The intersection of criminal and immigration law is where I see the most serious and irreversible harm. A defendant who accepts a plea without understanding its immigration consequences may resolve their criminal case in a single court appearance and then spend years fighting deportation. That outcome is avoidable with the right counsel from the beginning.

Protective orders also deserve more attention than most defendants give them. The restrictions are broader than people expect, covering indirect contact through friends and family, and the consequences of a violation are immediate and severe. Understanding the full scope of a restraining order from day one prevents a second arrest that complicates an already difficult defense.

Cases do resolve well. Charges get reduced. Evidence gets suppressed. Juries acquit. The path to those outcomes runs through informed, strategic decisions made early, not through hoping the situation resolves itself.

— MPC Law

Facing domestic assault charges in Massachusetts? MPC Law can help.

Domestic assault charges in Bristol, Norfolk, and Plymouth Counties carry serious consequences that require an experienced criminal defense attorney from the first day.

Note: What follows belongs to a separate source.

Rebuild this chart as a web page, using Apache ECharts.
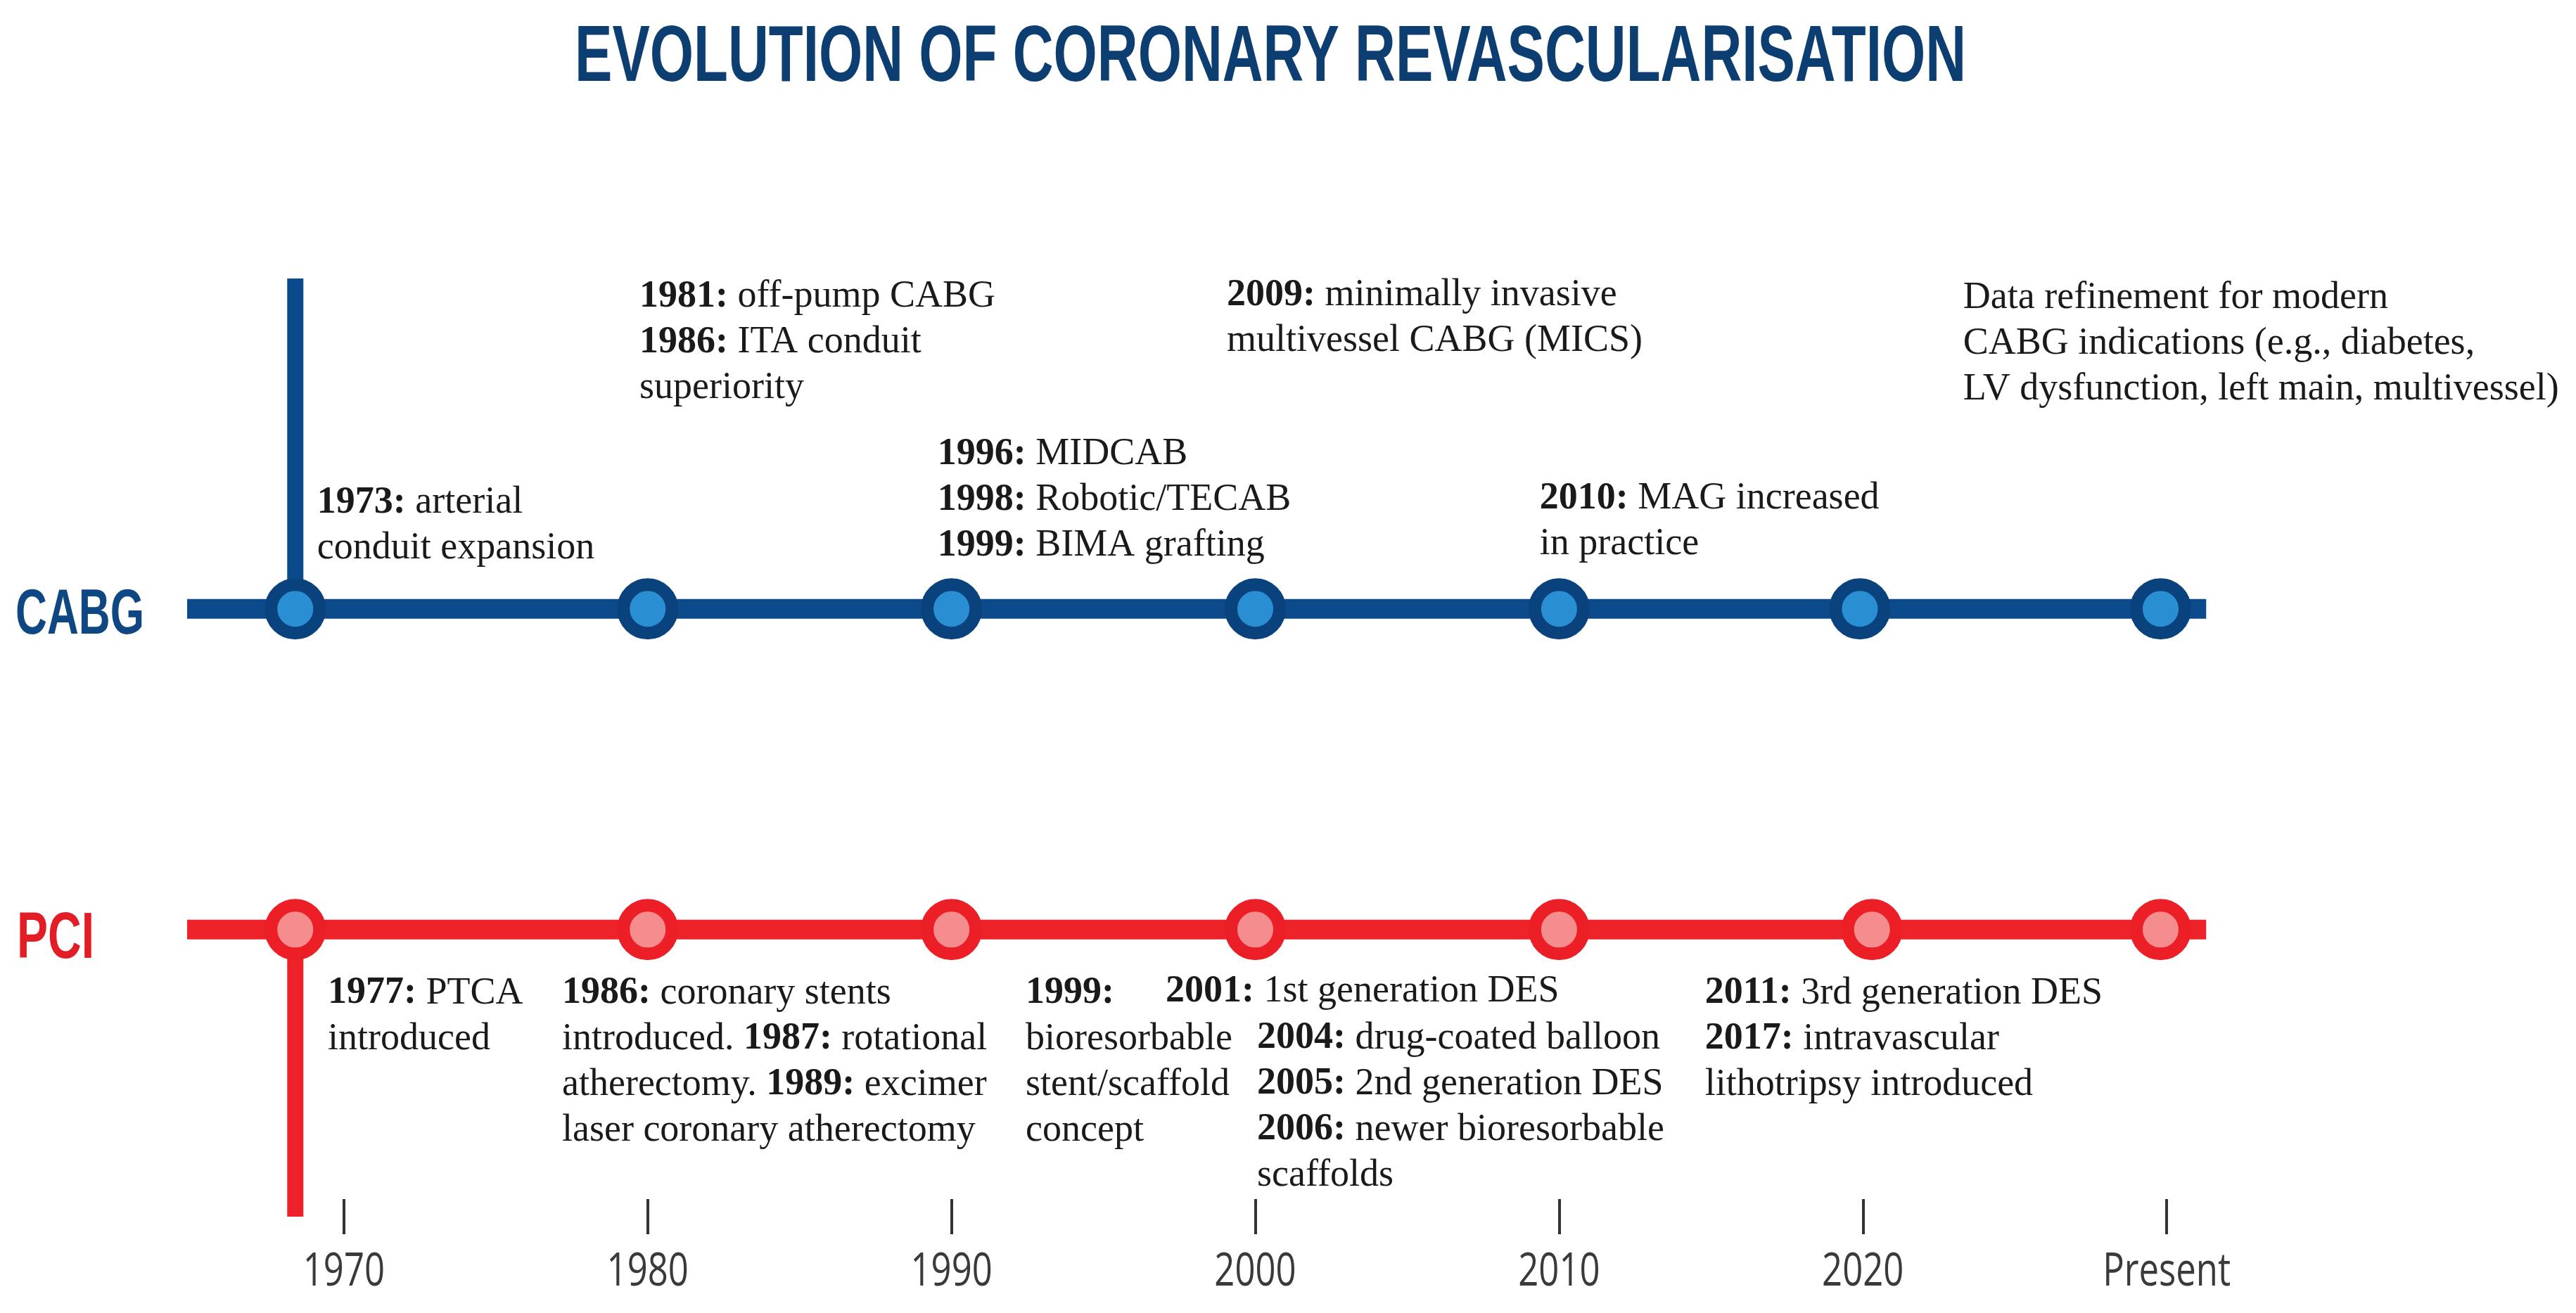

MPC Law has over a decade of experience handling criminal defense cases across southeastern Massachusetts, including domestic assault and battery charges. Michael P. Carroll works directly with every client, reviewing the specific facts of each case and building a defense strategy tailored to the evidence at hand. Whether your case involves a first-time accusation, a protective order dispute, or complex immigration considerations, MPC Law provides focused, direct representation. Contact MPC Law today to discuss your case and understand your options before your next court date.

FAQ

What is domestic assault legal defense?

Domestic assault legal defense is the set of legal strategies used to challenge criminal charges involving alleged assault between household or family members. Defense approaches include self-defense claims, alibi evidence, false accusation arguments, and challenges to the sufficiency of the prosecution's evidence.

Can the alleged victim drop domestic assault charges?

No. Prosecutors, not alleged victims, control whether charges proceed. Prosecutors pursue cases using independent evidence such as 911 recordings and body camera footage, even when the complainant recants or refuses to cooperate.

What is the Lautenberg Amendment and how does it affect me?

The Lautenberg Amendment, codified at 18 U.S.C. 922(g)(9), imposes a lifetime federal ban on firearm possession for anyone convicted of a misdemeanor domestic violence offense. The ban applies with no exceptions and no waivers, regardless of profession or prior record.

What happens if I violate a protective order?

Violating a protective order is a separate criminal offense that results in immediate re-arrest and additional charges. The restriction covers all forms of contact, including indirect communication through third parties and social media.

Do non-citizens face additional risks from a domestic assault conviction?

Yes. Federal immigration law under 8 U.S.C. 1227(a)(2)(E) classifies domestic violence as a deportable offense. Non-citizen defendants should retain both a criminal defense attorney and an immigration attorney from the start to avoid plea agreements that resolve the criminal case but trigger removal proceedings.